At least eight people have been killed outside a church in north-eastern Nigeria in an attack carried out by suspected members of Boko Haram terror group. Gunmen on bicycles attacked worshippers who had attended the morning service at the church in the Kwamjilari village, in the restive Borno state.
"Unknown to the residents, the gunmen had stationed some of their comrades on the road leading out of the village and they shot anyone who tried to flee," a survivor was quoted by the Vanguard newspaper as saying. "Many people ran into the bush with gunshot wounds. But so far we can only confirm eight deatth."
Witnesses added the attackers also set on fire houses and fields of maize that were almost ready for harvest.
Borno is the epicentre of Boko Haram's insurgency, which has resulted in the death of at least 20,000 people since 2009. Kwamjilari is close to the Chibok village, where more than 200 girls were kidnapped by Boko Haram in 2014.
Although the Chibok abduction was not the first mass-kidnapping carried out by the terrorists, it was the only one that attracted international outrage. It led to the creation of the global movement Bring Back Our Girls which shone a spotlight on the deadly insurgency of Boko Haram that had previously been under-reported.
Who are Nigeria's Boko Haram terrorists?
Boko Haram, which has renamed itself Iswap, fights against Western influence in Nigeria and aims to impose its version of Sharia law throughout occupied territories.
The group launches attacks in Nigeria and neighbouring countries in a bid to take control of more territory. Three Nigerian states – Adamawa, Borno and Yobe − have been under a state of emergency since May 2013.
Boko Haram was deemed the world's deadliest terror group, surpassing Islamic State in November 2015. Nigeria has also become the world's third most terrorised country as a result of the group's violent insurgency.
Nigeria is spearheading an ongoing regional offensive against Boko Haram. The task force consists of 8,700 troops from Nigeria, Niger, Chad, Cameroon and Benin.

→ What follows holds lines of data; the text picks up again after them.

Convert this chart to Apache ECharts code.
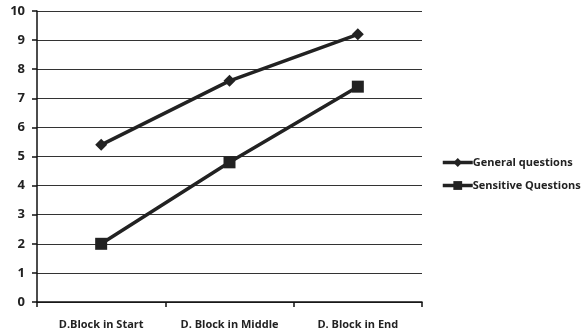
<!DOCTYPE html>
<html><head><meta charset="utf-8">
<script src="https://cdn.jsdelivr.net/npm/echarts@6/dist/echarts.min.js"></script>
<style>html,body{margin:0;padding:0;background:#fff}#c{width:584px;height:332px}</style>
</head><body><div id="c"></div>
<script>
const categories = ["D.Block in Start", "D. Block in Middle", "D. Block in End"];
const generalQuestions = [5.4, 7.6, 9.2];
const sensitiveQuestions = [2, 4.8, 7.4];
const yTicks = [0, 1, 2, 3, 4, 5, 6, 7, 8, 9, 10];

const chart = echarts.init(document.getElementById('c'), null, {renderer: 'canvas'});
const font = '"Open Sans", sans-serif';
chart.setOption({
  animation: false,
  backgroundColor: '#fff',
  grid: {left: 37, right: 162, top: 11, bottom: 30, containLabel: false},
  legend: {
    orient: 'vertical', left: 436, top: 152, itemGap: 12,
    itemWidth: 30, itemHeight: 11,
    lineStyle: {width: 3.5},
    textStyle: {fontFamily: font, fontWeight: 'bold', fontSize: 11, color: '#222', padding: [0,0,0,-5]},
    data: ['General questions', 'Sensitive Questions']
  },
  xAxis: {
    type: 'category', data: categories, boundaryGap: true,
    axisLine: {lineStyle: {color: '#111', width: 1.5}},
    axisTick: {show: true, length: 5, lineStyle: {color: '#111', width: 1.5}},
    axisLabel: {fontFamily: font, fontWeight: 'bold', fontSize: 11, color: '#222', margin: 17}
  },
  yAxis: {
    type: 'value', min: yTicks[0], max: yTicks[yTicks.length-1], interval: 1,
    axisLine: {show: true, lineStyle: {color: '#111', width: 1.5}},
    axisTick: {show: true, length: 5, lineStyle: {color: '#111', width: 1.5}},
    axisLabel: {fontFamily: font, fontWeight: 'bold', fontSize: 13, color: '#222', margin: 12},
    splitLine: {show: true, lineStyle: {color: '#333', width: 1.2}}
  },
  series: [
    {name: 'General questions', type: 'line', data: generalQuestions,
     symbol: 'diamond', symbolSize: 12,
     lineStyle: {color: '#222', width: 3.5}, itemStyle: {color: '#222'}},
    {name: 'Sensitive Questions', type: 'line', data: sensitiveQuestions,
     symbol: 'rect', symbolSize: 12,
     lineStyle: {color: '#222', width: 3.5}, itemStyle: {color: '#222'}}
  ]
});
</script></body></html>
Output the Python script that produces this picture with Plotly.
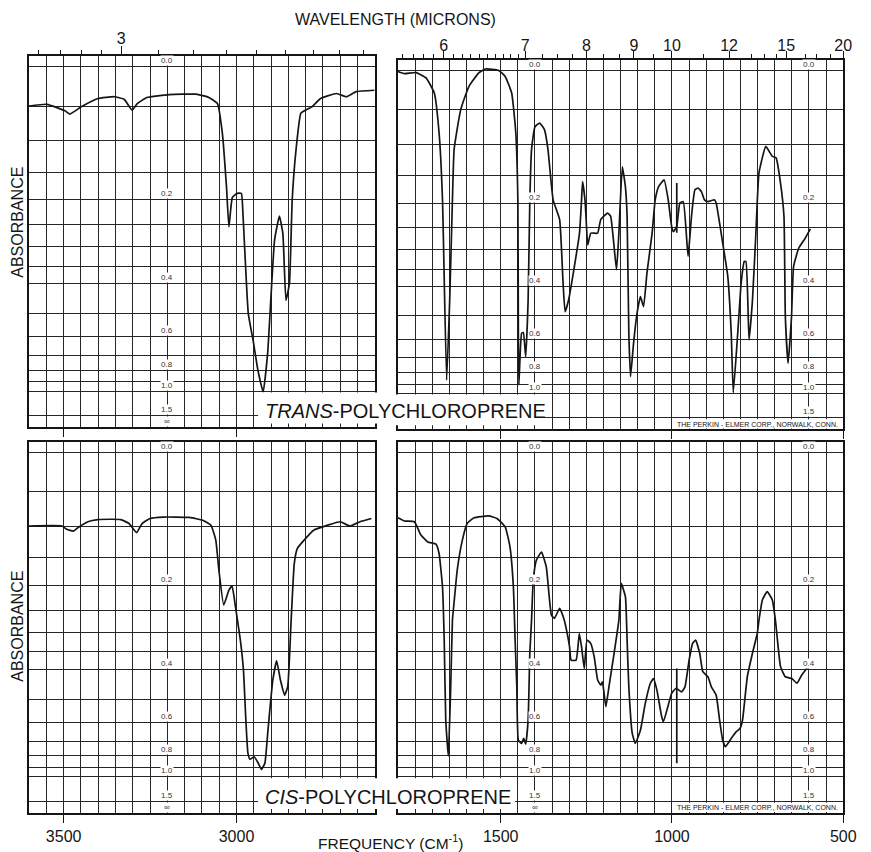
import plotly.graph_objects as go

# ---------------- spectra (wavenumber, cm-1 / transmittance, %) ----------------
trans_ch_nu = [3600, 3548, 3496, 3482, 3449, 3401, 3354, 3325, 3302, 3287, 3259, 3194, 3117, 3080,
               3055, 3041, 3029, 3022, 3012, 2998, 2986, 2981, 2966, 2952, 2938, 2923, 2910, 2890,
               2876, 2866, 2857, 2847, 2839, 2828, 2814, 2800, 2782, 2757, 2711, 2682, 2654, 2601]
trans_ch_T = [89.1, 89.6, 87.8, 86.9, 88.9, 91.2, 91.7, 91.0, 88.0, 89.8, 91.5, 92.3, 92.4, 91.5,
              89.8, 81.6, 66.7, 55.6, 63.8, 64.9, 64.9, 58.4, 31.6, 24.1, 15.8, 9.8, 20.5, 51.9,
              58.6, 53.8, 35.2, 39.9, 63.0, 76.9, 87.1, 88.0, 88.9, 91.2, 92.6, 91.7, 93.1, 93.5]

trans_fp_nu = [1800, 1781, 1747, 1718, 1694, 1680, 1670, 1658, 1649, 1641, 1636, 1617, 1593, 1564,
               1545, 1506, 1487, 1468, 1456, 1450, 1448.5, 1447, 1439, 1434, 1427, 1420, 1415, 1410,
               1400, 1386, 1372, 1362, 1347, 1328, 1318, 1312, 1302, 1285, 1270, 1264, 1261, 1254,
               1251, 1246, 1237, 1217, 1208, 1188, 1179, 1162, 1155, 1145, 1136, 1131, 1126, 1121,
               1112, 1102, 1092, 1083, 1073, 1058, 1049, 1039, 1023, 1011, 1001, 996, 986, 977,
               967, 953, 943, 933, 924, 914, 905, 895, 876, 871, 852, 837, 827, 821, 808, 798,
               789, 784, 775, 765, 755, 746, 726, 707, 696, 683, 673, 669, 661, 651, 645, 630,
               611, 596]
trans_fp_T = [99.8, 99.2, 99.5, 98.0, 93.8, 82.7, 64.0, 13.7, 36.0, 64.0, 78.1, 89.1, 95.6, 99.4,
              100.5, 100.1, 98.4, 93.8, 82.7, 64.0, 26.9, 12.4, 26.8, 27.0, 20.2, 36.0, 64.0, 78.0,
              84.4, 85.4, 83.5, 78.0, 64.0, 58.5, 40.8, 32.8, 36.0, 45.4, 54.7, 64.0, 69.1, 64.0,
              59.4, 51.4, 54.7, 54.7, 58.5, 60.3, 59.4, 44.5, 54.7, 73.2, 67.7, 59.4, 26.9, 14.7,
              24.1, 32.4, 37.0, 34.2, 43.6, 54.7, 64.0, 67.7, 69.6, 64.0, 56.6, 55.1, 56.6, 63.1,
              63.5, 48.2, 59.4, 66.8, 67.3, 66.3, 64.0, 63.5, 64.0, 63.1, 52.0, 42.6, 26.8, 10.2,
              26.8, 40.8, 46.8, 46.8, 24.9, 36.0, 54.7, 71.5, 78.9, 76.1, 75.7, 68.6, 59.4, 31.4,
              18.4, 31.4, 45.4, 50.5, 53.3, 55.9]

cis_ch_nu = [3600, 3505, 3491, 3472, 3458, 3430, 3401, 3335, 3311, 3289, 3273, 3250, 3212, 3136,
             3098, 3074, 3060, 3051, 3037, 3022, 3013, 3003, 2989, 2980, 2973, 2967, 2961, 2949,
             2937, 2928, 2918, 2909, 2895, 2884, 2873, 2861, 2852, 2842, 2833, 2824, 2809, 2776,
             2738, 2700, 2672, 2643, 2610]
cis_ch_T = [79.6, 79.6, 78.7, 78.2, 79.2, 80.8, 81.4, 81.4, 80.3, 77.8, 80.3, 81.7, 82.1, 82.0,
            81.2, 79.8, 75.7, 67.4, 57.7, 61.8, 63.0, 57.2, 48.0, 39.7, 25.8, 16.6, 14.9, 15.6,
            13.8, 12.1, 13.8, 23.0, 36.9, 42.2, 36.9, 32.7, 35.0, 53.5, 69.2, 73.4, 75.2, 78.5,
            79.8, 80.8, 79.6, 80.8, 81.7]

cis_fp_nu = [1800, 1781, 1752, 1733, 1713, 1689, 1680, 1670, 1665, 1660.5, 1653, 1646, 1641, 1636,
             1627, 1612, 1598, 1578, 1535, 1511, 1487, 1473, 1463, 1458, 1453, 1448.5, 1439, 1433,
             1427, 1420, 1415, 1410, 1405, 1396, 1381, 1367, 1352, 1343, 1328, 1316, 1304, 1299,
             1294.5, 1280, 1270.5, 1264, 1256, 1248, 1237, 1227, 1217, 1208, 1203, 1193, 1184,
             1169, 1155, 1148, 1136, 1131, 1126, 1116, 1107, 1092, 1078, 1063, 1054, 1044, 1030,
             1025, 1012, 1001, 988, 972, 962, 950, 940, 931, 919, 910, 895, 885, 871, 861, 852,
             844, 827, 813, 801, 794, 780, 765, 751, 746, 736, 722, 707, 698, 693, 683, 669, 650,
             635, 621, 603]
cis_fp_T = [81.9, 81.0, 80.8, 77.1, 75.2, 74.6, 72.0, 62.7, 48.0, 25.8, 15.8, 35.0, 53.5, 58.6,
            67.4, 75.7, 80.3, 81.9, 82.4, 81.7, 79.4, 73.8, 62.7, 48.0, 35.0, 20.2, 19.3, 20.7,
            19.1, 25.8, 44.4, 53.5, 64.6, 70.1, 72.4, 68.3, 54.9, 54.0, 56.8, 54.0, 48.9, 46.1,
            42.4, 42.4, 49.8, 46.1, 40.1, 48.0, 47.0, 43.3, 36.9, 35.5, 36.4, 29.5, 35.0,
            44.3, 53.5, 63.7, 60.0, 48.0, 35.0, 22.1, 19.3, 23.0, 30.4, 36.0, 37.3, 34.1, 26.7,
            25.3, 29.5, 33.2, 34.6, 33.6, 35.0, 42.4, 47.0, 48.0, 44.3, 39.2, 37.8, 35.0, 32.7, 25.8, 20.2,
            18.4, 20.7, 22.5, 23.5, 25.8, 37.8, 44.3, 49.8, 53.5, 59.1, 61.4, 59.1, 53.5, 48.9, 40.6, 37.8, 37.3,
            36.0, 38.3, 40.6]

# wavelength calibration pips near 10 microns
pip_nu = [986, 986]
trans_pip_T = [54.8, 68.7]
cis_pip_T = [40.1, 13.8]

# ---------------- chart paper scales ----------------
absorb_grid = [0, 0.05, 0.1, 0.15, 0.2, 0.25, 0.3, 0.35, 0.4, 0.5, 0.6, 0.7, 0.8, 0.9, 1.0, 1.5]
absorb_labels = ["0.0", "0.2", "0.4", "0.6", "0.8", "1.0", "1.5", "\u221e"]
absorb_label_vals = [0.0, 0.2, 0.4, 0.6, 0.8, 1.0, 1.5, None]

freq_ticks_hi = [3500, 3000]
freq_ticks_fp = [1500, 1000, 500]

wl_major_hi = [3]
wl_minor_hi = [2.8, 2.85, 2.9, 2.95, 3.1, 3.2, 3.3, 3.4, 3.5, 3.6, 3.7, 3.8]
wl_major_fp = [6, 7, 8, 9, 10, 12, 15, 20]
wl_minor_fp = [5.6, 5.7, 5.8, 5.9, 6.1, 6.2, 6.3, 6.4, 6.5, 6.6, 6.7, 6.8, 6.9, 7.25, 7.5,
               7.75, 8.33, 8.67, 9.5, 11, 13, 13.7, 14.4, 16.4, 17.3, 18.6]


def a_to_t(a):
    return 0.0 if a is None else 100.0 * 10 ** (-a)


T_GRID = [a_to_t(a) for a in absorb_grid]

W, H = 871, 852
FONT = "Liberation Sans, Arial, sans-serif"
INK = "#151515"
GRID = "#262626"


def px(x):
    return x / W


def py(y):
    return 1 - y / H


# panel frames in pixels (left, right, top, bottom)
FRAMES = {
    1: (29.5, 380.5, 56.0, 427.3),
    2: (404.0, 856.0, 60.0, 429.3),
    3: (29.5, 380.5, 441.7, 813.0),
    4: (404.0, 856.0, 441.7, 813.0),
}
X_RANGE = {1: [3600, 2600], 2: [1800, 500], 3: [3600, 2600], 4: [1800, 500]}
T_RANGE = [0, 103]

fig = go.Figure()

series = [
    (1, trans_ch_nu, trans_ch_T), (2, trans_fp_nu, trans_fp_T),
    (3, cis_ch_nu, cis_ch_T), (4, cis_fp_nu, cis_fp_T),
    (2, pip_nu, trans_pip_T), (4, pip_nu, cis_pip_T),
]
for k, nu, tr in series:
    sfx = "" if k == 1 else str(k)
    fig.add_trace(go.Scatter(
        x=nu, y=tr, mode="lines", xaxis="x" + sfx, yaxis="y" + sfx,
        line=dict(color=INK, width=1.7, shape="spline", smoothing=0.4),
        hoverinfo="skip", showlegend=False))

# empty traces so the wavelength scales are drawn
WL_AXES = [("x5", "y"), ("x6", "y"), ("x7", "y2"), ("x8", "y2"), ("x9", "y"), ("x10", "y2")]
for ax, yk in WL_AXES:
    fig.add_trace(go.Scatter(x=[], y=[], xaxis=ax, yaxis=yk, showlegend=False, hoverinfo="skip"))

layout = dict(
    width=W, height=H, margin=dict(l=0, r=0, t=0, b=0),
    paper_bgcolor="white", plot_bgcolor="white",
    font=dict(family=FONT, color=INK), showlegend=False,
)

for k, (l, r, t, b) in FRAMES.items():
    sfx = "" if k == 1 else str(k)
    ticks = freq_ticks_hi if k in (1, 3) else freq_ticks_fp
    layout["xaxis" + sfx] = dict(
        domain=[px(l), px(r)], range=X_RANGE[k], anchor="y" + sfx,
        tickvals=ticks, ticktext=[str(v) for v in ticks],
        showticklabels=k in (3, 4), ticks="outside", ticklen=8, tickwidth=1.3, tickcolor=INK,
        tickfont=dict(size=16, color=INK),
        showgrid=True, gridcolor=GRID, gridwidth=1.1,
        minor=dict(dtick=50, tick0=0, showgrid=True, gridcolor=GRID, gridwidth=1.1, ticks=""),
        showline=True, mirror=True, linecolor=INK, linewidth=1.6, zeroline=False,
        fixedrange=True)
    layout["yaxis" + sfx] = dict(
        domain=[py(b), py(t)], range=T_RANGE, anchor="x" + sfx,
        tickvals=T_GRID, showticklabels=False, ticks="",
        showgrid=True, gridcolor=GRID, gridwidth=1.1,
        showline=True, mirror=True, linecolor=INK, linewidth=1.6, zeroline=False,
        fixedrange=True)


def wl_axis(base, yk, frame, rng, vals, labels, ticklen):
    l, r, _, _ = FRAMES[frame]
    return dict(
        overlaying=base, anchor=yk, side="top", domain=[px(l), px(r)], range=rng,
        tickvals=[1e4 / v for v in vals], ticktext=labels if labels else None,
        showticklabels=bool(labels),
        ticks="outside" if ticklen else "", ticklen=max(ticklen, 1), tickwidth=1.2,
        tickcolor=INK, tickfont=dict(size=16, color=INK),
        showgrid=False, showline=False, zeroline=False, fixedrange=True)


# long unlabeled marks at the whole-micron values, short marks between them,
# and the numerals set close to the frame on their own scale
layout["xaxis5"] = wl_axis("x", "y", 1, X_RANGE[1], wl_major_hi, [], 9)
layout["xaxis6"] = wl_axis("x", "y", 1, X_RANGE[1], wl_minor_hi, [], 5)
layout["xaxis9"] = wl_axis("x", "y", 1, X_RANGE[1], wl_major_hi, [str(v) for v in wl_major_hi], 0)
layout["xaxis7"] = wl_axis("x2", "y2", 2, X_RANGE[2], wl_major_fp, [], 8)
layout["xaxis8"] = wl_axis("x2", "y2", 2, X_RANGE[2], wl_minor_fp, [], 5)
layout["xaxis10"] = wl_axis("x2", "y2", 2, X_RANGE[2], wl_major_fp, [str(v) for v in wl_major_fp], 0)
layout["xaxis9"]["ticklabelstandoff"] = 8
layout["xaxis10"]["ticklabelstandoff"] = 5

fig.update_layout(**layout)

# blank areas of the chart paper: title strips and the maker's imprint
shapes = []
for (x0, x1, y0, y1) in [
        (262, 383, 392.6, 423.5), (401, 552, 394.6, 425.3),      # upper title strip
        (262, 383, 778.2, 809.0), (401, 523, 778.2, 809.0),      # lower title strip
        (683.5, 855.0, 419.2, 428.4), (683.5, 855.0, 802.8, 812.1)]:  # imprint strips
    shapes.append(dict(type="rect", xref="paper", yref="paper",
                       x0=px(x0), x1=px(x1), y0=py(y1), y1=py(y0),
                       fillcolor="white", line=dict(width=0), layer="above"))
fig.update_layout(shapes=shapes)

ann = []
# absorbance scale printed inside the panels
label_cols = {1: [3200], 2: [1400, 600], 3: [3200], 4: [1400, 600]}
hidden = {(2, 1400, "1.5"), (2, 1400, "\u221e"), (2, 600, "\u221e"), (4, 600, "\u221e")}
for k, cols in label_cols.items():
    sfx = "" if k == 1 else str(k)
    for c in cols:
        for txt, a in zip(absorb_labels, absorb_label_vals):
            if (k, c, txt) in hidden:
                continue
            ann.append(dict(x=c, y=a_to_t(a), xref="x" + sfx, yref="y" + sfx, text=txt,
                            showarrow=False, xanchor="center", yanchor="bottom", yshift=0.5,
                            font=dict(size=8, color="#333"), bgcolor="white", borderpad=0))


def paper_text(x, y, text, size, **kw):
    d = dict(x=px(x), y=py(y), xref="paper", yref="paper", text=text, showarrow=False,
             xanchor="center", yanchor="middle", font=dict(size=size, color=INK))
    d.update(kw)
    return d


ann += [
    paper_text(401, 19, "WAVELENGTH (MICRONS)", 16),
    paper_text(396, 842, "FREQUENCY (CM<sup>-1</sup>)", 15.5),
    paper_text(17, 222, "ABSORBANCE", 16, textangle=-90),
    paper_text(17, 626, "ABSORBANCE", 16, textangle=-90),
    paper_text(411.5, 411, "<i>TRANS</i>-POLYCHLOROPRENE", 20),
    paper_text(394, 797, "<i>CIS</i>-POLYCHLOROPRENE", 20),
    paper_text(768.5, 424, "THE PERKIN - ELMER CORP., NORWALK, CONN.", 7),
    paper_text(768.5, 807.4, "THE PERKIN - ELMER CORP., NORWALK, CONN.", 7),
]
fig.update_layout(annotations=ann)

fig.write_html("out.html")
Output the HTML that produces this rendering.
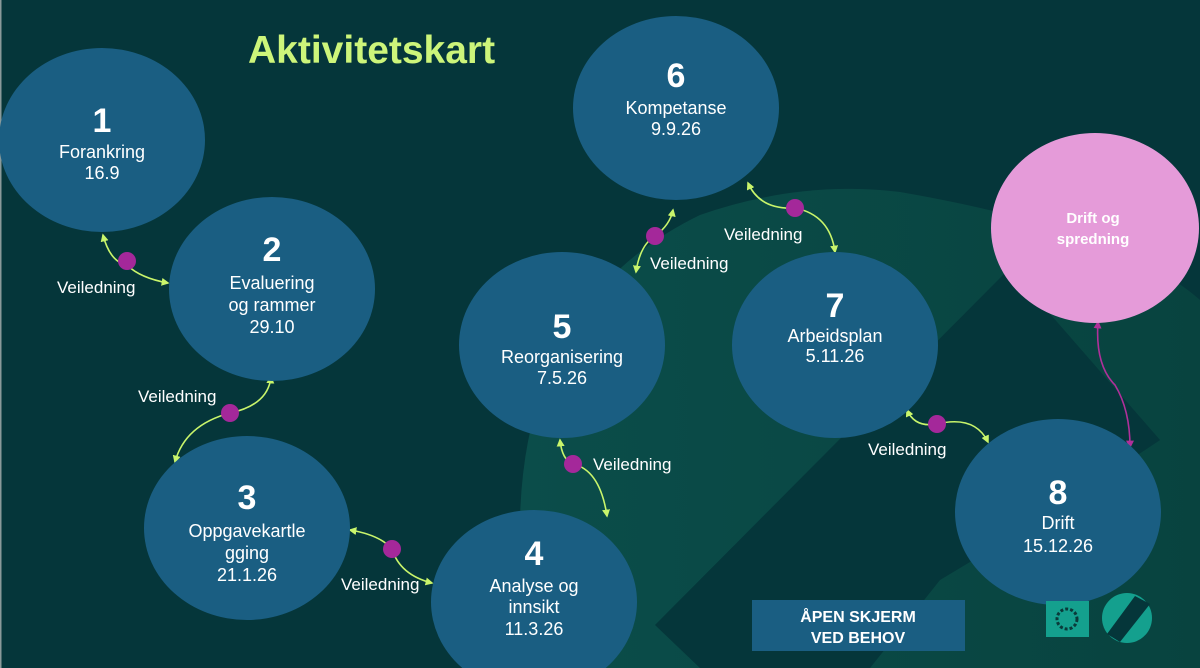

The joint offensive has scored some success, such as the recapture of several territories and the release of thousands of civilians previously held captive.
The Nigerian army and government have often claimed the fight against Boko Haram was over. Nigeria's President Muhammadu Buhari declared a technical victory over the insurgents in December 2015.
However, Boko Haram still carries out attacks, with security experts warning that underlying issues such as disenfranchisement, poverty and strong links with the Islamic State (Isis) will continue to pose major threats to stability in the region.
In August, the Nigerian army's claim it had "fatally injured" Abubakar Shekau, the contested leader of Boko Haram.